— begin —

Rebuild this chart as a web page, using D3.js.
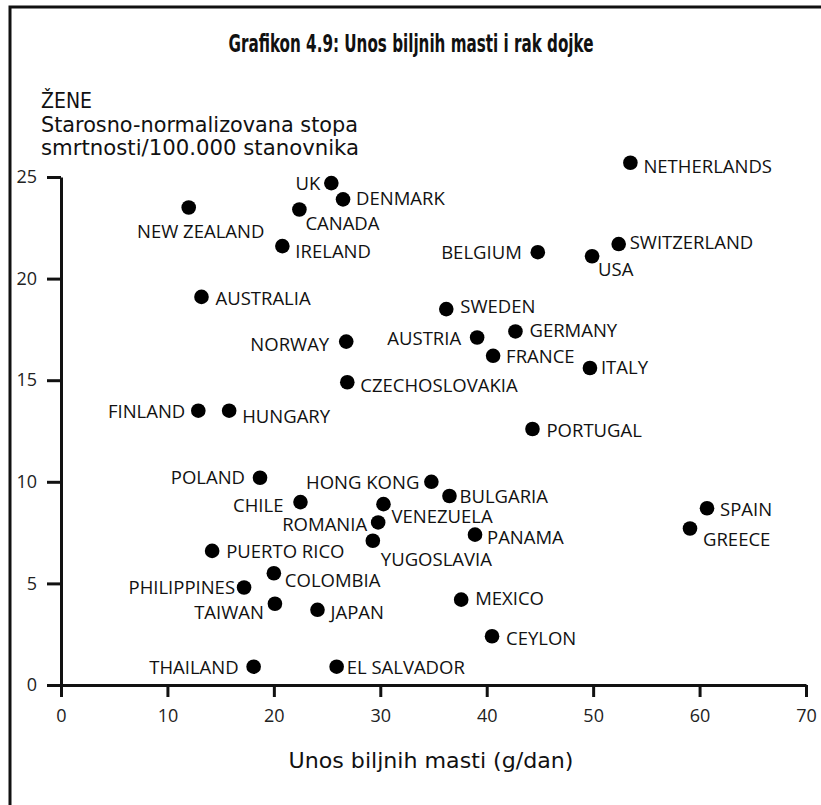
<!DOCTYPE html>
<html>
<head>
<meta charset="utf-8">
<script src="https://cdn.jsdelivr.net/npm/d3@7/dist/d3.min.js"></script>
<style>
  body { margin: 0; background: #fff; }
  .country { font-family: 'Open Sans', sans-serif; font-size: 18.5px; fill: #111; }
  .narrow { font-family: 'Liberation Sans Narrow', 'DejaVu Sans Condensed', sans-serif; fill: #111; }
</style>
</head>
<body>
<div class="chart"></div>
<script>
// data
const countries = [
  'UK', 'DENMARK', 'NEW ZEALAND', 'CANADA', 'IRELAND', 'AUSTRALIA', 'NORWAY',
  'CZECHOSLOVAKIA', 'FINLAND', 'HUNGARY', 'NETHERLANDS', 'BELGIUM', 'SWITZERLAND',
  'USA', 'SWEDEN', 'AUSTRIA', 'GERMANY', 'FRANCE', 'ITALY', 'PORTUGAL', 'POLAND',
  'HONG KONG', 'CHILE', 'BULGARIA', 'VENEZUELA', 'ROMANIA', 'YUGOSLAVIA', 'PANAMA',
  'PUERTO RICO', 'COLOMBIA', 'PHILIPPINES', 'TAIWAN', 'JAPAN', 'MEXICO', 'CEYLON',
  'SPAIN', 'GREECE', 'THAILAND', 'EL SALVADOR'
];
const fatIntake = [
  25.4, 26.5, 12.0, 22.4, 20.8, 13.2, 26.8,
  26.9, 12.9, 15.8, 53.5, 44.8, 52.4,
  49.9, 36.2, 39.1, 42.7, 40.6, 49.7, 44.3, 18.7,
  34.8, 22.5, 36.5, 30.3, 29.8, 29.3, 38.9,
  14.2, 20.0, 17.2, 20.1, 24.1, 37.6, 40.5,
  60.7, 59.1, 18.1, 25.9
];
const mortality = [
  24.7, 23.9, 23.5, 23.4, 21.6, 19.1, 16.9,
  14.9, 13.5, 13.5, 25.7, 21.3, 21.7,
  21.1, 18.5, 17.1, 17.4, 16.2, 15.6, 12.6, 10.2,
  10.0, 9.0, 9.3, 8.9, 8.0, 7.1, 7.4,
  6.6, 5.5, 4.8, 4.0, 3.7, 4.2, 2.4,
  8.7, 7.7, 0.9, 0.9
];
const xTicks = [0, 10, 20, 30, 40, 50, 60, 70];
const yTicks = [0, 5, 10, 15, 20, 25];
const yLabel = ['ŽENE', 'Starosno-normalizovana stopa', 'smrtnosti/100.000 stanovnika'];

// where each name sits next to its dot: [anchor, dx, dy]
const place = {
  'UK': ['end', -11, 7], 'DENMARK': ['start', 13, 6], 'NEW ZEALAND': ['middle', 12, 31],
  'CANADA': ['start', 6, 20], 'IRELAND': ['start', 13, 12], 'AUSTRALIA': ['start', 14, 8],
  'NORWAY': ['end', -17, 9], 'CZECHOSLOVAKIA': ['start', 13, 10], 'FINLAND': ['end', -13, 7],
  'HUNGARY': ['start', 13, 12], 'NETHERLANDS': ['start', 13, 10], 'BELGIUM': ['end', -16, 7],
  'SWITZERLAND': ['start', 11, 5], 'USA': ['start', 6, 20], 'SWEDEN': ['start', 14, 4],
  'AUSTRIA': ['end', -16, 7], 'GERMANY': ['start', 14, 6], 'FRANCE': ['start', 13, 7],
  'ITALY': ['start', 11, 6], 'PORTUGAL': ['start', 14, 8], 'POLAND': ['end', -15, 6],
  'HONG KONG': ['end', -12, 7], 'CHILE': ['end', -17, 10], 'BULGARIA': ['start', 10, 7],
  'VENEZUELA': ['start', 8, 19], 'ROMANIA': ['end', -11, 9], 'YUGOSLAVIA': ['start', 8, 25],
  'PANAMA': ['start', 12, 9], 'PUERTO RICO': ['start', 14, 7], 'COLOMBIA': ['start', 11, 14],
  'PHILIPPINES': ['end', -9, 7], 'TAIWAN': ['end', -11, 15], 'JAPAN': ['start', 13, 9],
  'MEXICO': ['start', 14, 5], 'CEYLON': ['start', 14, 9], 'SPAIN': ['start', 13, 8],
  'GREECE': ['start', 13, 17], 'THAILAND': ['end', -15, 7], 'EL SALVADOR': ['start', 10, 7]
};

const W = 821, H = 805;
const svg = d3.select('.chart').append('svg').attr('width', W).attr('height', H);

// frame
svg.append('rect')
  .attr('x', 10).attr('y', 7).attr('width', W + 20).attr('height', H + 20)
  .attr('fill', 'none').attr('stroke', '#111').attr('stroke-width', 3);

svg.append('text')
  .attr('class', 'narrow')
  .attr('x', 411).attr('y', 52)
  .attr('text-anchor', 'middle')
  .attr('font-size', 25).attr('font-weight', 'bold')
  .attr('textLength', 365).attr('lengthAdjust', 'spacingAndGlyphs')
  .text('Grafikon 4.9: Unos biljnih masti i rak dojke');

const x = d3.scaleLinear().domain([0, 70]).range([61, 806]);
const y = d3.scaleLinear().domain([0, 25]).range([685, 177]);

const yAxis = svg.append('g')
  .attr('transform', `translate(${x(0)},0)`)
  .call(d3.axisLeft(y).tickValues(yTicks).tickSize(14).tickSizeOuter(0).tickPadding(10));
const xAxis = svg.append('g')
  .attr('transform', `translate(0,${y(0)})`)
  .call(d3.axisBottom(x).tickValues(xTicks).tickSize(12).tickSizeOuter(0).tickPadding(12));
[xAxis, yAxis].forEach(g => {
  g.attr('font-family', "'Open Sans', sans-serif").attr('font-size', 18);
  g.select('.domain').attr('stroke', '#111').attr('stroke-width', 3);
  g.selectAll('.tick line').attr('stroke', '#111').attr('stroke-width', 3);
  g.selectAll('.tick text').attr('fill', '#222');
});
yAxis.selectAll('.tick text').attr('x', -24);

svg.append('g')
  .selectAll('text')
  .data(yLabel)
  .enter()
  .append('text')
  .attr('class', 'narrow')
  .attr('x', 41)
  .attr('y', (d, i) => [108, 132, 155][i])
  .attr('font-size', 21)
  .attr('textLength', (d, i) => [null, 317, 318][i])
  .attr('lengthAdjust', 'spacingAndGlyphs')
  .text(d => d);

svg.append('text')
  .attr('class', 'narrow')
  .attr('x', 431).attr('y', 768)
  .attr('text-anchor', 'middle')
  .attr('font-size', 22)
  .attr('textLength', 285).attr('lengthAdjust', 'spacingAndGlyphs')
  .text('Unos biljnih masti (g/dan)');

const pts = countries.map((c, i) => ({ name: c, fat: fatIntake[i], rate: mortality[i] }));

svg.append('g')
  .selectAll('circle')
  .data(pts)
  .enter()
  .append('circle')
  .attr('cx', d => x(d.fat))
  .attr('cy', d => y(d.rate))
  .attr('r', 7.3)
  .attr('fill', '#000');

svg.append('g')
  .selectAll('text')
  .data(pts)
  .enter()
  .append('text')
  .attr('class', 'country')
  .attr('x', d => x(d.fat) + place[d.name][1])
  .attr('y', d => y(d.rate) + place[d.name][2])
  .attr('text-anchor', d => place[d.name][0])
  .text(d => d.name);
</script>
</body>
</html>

— end —
— begin —

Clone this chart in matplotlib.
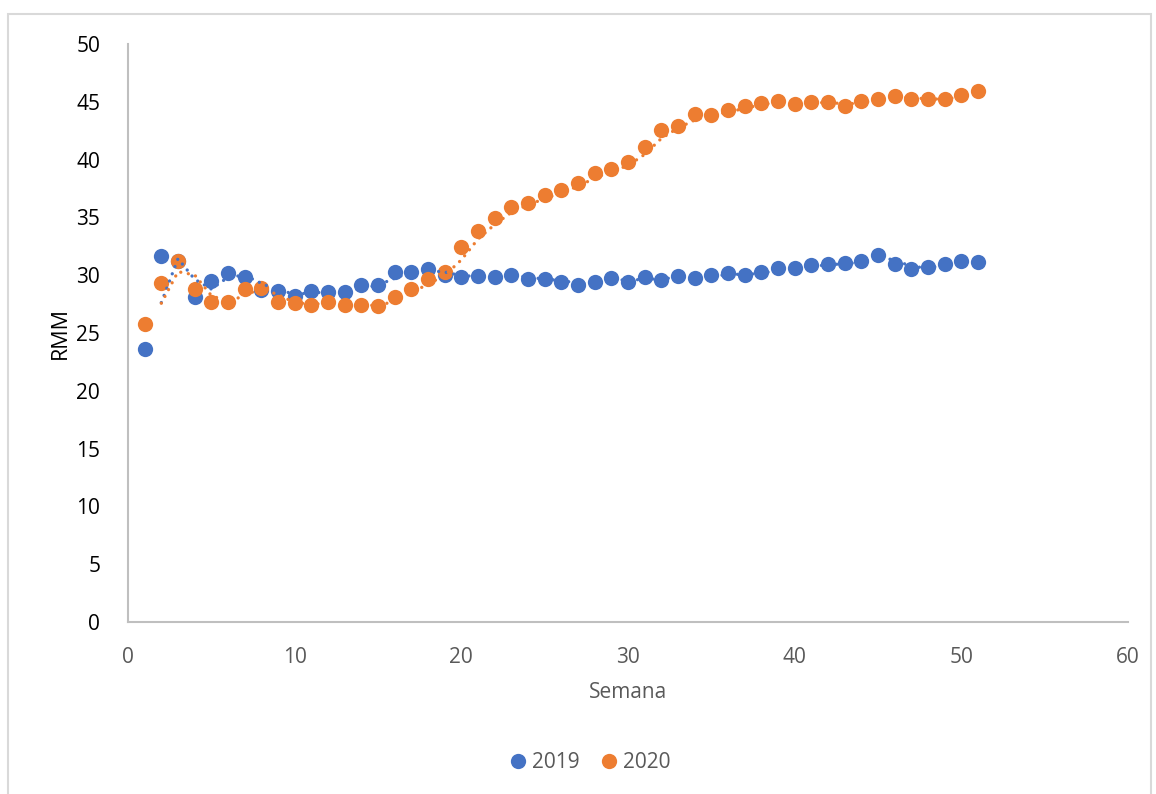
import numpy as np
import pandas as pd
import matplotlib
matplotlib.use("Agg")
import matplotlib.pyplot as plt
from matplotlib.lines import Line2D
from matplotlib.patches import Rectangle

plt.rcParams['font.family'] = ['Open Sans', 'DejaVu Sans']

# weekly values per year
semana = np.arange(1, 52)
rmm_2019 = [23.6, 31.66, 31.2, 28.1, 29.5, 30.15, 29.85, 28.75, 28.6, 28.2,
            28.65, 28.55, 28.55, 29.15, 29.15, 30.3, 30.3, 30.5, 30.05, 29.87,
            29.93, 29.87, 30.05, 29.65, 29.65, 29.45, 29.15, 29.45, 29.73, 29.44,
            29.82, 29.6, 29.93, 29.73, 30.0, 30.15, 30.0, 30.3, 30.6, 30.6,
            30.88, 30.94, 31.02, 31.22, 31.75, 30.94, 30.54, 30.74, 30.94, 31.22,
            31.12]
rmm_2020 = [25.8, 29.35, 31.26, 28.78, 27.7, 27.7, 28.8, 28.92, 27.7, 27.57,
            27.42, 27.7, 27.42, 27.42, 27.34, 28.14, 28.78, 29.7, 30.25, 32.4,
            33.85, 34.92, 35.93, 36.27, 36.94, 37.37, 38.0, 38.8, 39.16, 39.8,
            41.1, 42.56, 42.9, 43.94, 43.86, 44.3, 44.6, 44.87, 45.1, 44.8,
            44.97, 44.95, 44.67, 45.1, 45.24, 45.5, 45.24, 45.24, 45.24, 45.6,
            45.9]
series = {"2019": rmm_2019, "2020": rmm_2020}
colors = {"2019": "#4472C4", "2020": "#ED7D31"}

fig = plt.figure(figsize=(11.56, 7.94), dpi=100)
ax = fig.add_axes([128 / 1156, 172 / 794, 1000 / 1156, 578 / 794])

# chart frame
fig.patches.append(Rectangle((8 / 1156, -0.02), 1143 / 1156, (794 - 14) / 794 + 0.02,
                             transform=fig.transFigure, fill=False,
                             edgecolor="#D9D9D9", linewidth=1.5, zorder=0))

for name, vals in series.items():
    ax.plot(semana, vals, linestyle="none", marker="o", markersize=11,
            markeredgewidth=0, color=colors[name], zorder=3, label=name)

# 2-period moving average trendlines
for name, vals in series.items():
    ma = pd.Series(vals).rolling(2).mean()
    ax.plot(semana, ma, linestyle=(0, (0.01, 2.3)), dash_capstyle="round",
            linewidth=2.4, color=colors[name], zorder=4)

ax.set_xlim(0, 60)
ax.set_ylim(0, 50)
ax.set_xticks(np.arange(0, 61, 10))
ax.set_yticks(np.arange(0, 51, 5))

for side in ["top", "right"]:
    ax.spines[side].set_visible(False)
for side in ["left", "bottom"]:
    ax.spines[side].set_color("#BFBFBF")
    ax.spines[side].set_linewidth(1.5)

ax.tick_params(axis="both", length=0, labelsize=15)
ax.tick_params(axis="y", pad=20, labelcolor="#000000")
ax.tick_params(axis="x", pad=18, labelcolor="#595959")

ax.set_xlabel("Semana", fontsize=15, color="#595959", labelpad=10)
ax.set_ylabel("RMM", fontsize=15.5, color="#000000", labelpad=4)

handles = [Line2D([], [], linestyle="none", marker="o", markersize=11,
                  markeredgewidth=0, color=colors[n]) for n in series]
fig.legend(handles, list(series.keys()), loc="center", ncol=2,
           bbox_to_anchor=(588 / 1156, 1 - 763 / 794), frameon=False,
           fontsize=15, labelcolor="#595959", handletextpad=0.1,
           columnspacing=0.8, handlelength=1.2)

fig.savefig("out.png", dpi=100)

— end —
— begin —

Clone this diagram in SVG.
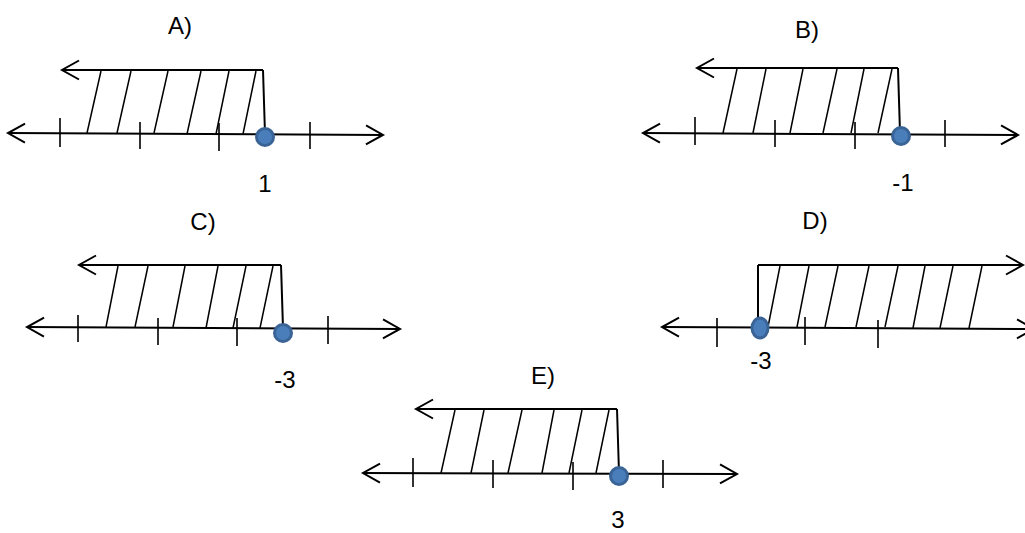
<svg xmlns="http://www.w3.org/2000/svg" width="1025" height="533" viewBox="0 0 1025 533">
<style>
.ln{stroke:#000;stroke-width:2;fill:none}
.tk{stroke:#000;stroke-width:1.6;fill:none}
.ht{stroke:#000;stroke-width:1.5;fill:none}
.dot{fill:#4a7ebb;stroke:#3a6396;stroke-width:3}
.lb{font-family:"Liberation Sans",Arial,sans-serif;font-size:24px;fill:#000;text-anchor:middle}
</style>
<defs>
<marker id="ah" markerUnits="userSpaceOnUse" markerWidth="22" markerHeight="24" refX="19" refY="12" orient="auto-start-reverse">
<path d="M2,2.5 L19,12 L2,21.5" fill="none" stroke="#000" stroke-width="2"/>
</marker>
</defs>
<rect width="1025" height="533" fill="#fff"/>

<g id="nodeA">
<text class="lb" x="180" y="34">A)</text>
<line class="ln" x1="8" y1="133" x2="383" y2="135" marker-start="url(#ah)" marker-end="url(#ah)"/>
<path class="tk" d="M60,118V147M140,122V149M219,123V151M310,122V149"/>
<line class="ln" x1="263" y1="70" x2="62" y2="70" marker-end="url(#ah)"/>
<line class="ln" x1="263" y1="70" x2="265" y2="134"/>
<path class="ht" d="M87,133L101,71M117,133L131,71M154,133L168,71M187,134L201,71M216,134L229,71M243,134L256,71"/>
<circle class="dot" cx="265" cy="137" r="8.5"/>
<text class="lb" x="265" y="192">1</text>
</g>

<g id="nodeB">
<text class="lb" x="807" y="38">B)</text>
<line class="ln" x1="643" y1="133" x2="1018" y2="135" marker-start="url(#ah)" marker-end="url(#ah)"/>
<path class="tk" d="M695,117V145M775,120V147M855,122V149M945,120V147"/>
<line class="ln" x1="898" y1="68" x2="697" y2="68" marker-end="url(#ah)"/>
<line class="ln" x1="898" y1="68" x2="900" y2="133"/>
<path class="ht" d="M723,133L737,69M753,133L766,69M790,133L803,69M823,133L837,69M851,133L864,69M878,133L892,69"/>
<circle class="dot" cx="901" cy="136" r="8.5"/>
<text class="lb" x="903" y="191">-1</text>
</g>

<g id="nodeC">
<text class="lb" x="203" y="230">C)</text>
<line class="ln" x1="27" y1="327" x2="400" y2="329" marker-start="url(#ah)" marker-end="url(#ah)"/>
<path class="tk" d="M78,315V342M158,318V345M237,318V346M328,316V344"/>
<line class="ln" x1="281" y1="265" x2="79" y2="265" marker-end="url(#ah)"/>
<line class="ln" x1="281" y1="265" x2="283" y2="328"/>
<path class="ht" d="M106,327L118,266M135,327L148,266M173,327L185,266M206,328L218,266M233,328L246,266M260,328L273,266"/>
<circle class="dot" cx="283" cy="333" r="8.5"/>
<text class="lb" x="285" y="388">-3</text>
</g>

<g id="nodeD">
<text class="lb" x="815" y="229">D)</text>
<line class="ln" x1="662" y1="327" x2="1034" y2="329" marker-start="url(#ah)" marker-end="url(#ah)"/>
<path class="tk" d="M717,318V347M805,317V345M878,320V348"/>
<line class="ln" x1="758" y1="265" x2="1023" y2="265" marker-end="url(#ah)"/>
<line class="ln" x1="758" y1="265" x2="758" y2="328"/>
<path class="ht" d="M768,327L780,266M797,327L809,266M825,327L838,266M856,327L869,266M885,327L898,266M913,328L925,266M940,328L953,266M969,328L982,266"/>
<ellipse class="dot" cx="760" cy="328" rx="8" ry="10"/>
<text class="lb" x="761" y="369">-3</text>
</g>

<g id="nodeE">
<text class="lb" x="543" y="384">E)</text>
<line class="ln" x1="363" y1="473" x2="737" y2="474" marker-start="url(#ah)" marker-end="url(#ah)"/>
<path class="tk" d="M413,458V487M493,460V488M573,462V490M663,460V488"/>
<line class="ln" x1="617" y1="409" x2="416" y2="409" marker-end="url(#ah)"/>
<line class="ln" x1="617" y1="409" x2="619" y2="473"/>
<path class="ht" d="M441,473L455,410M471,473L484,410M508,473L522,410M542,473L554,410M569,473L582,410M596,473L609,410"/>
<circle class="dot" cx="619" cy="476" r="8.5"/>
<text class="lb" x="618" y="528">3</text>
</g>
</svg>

— end —

Work to be completed: Identify the lines in the records above that contain the word "matplotlib", then state how many there are and nothing more.

Full solution: 6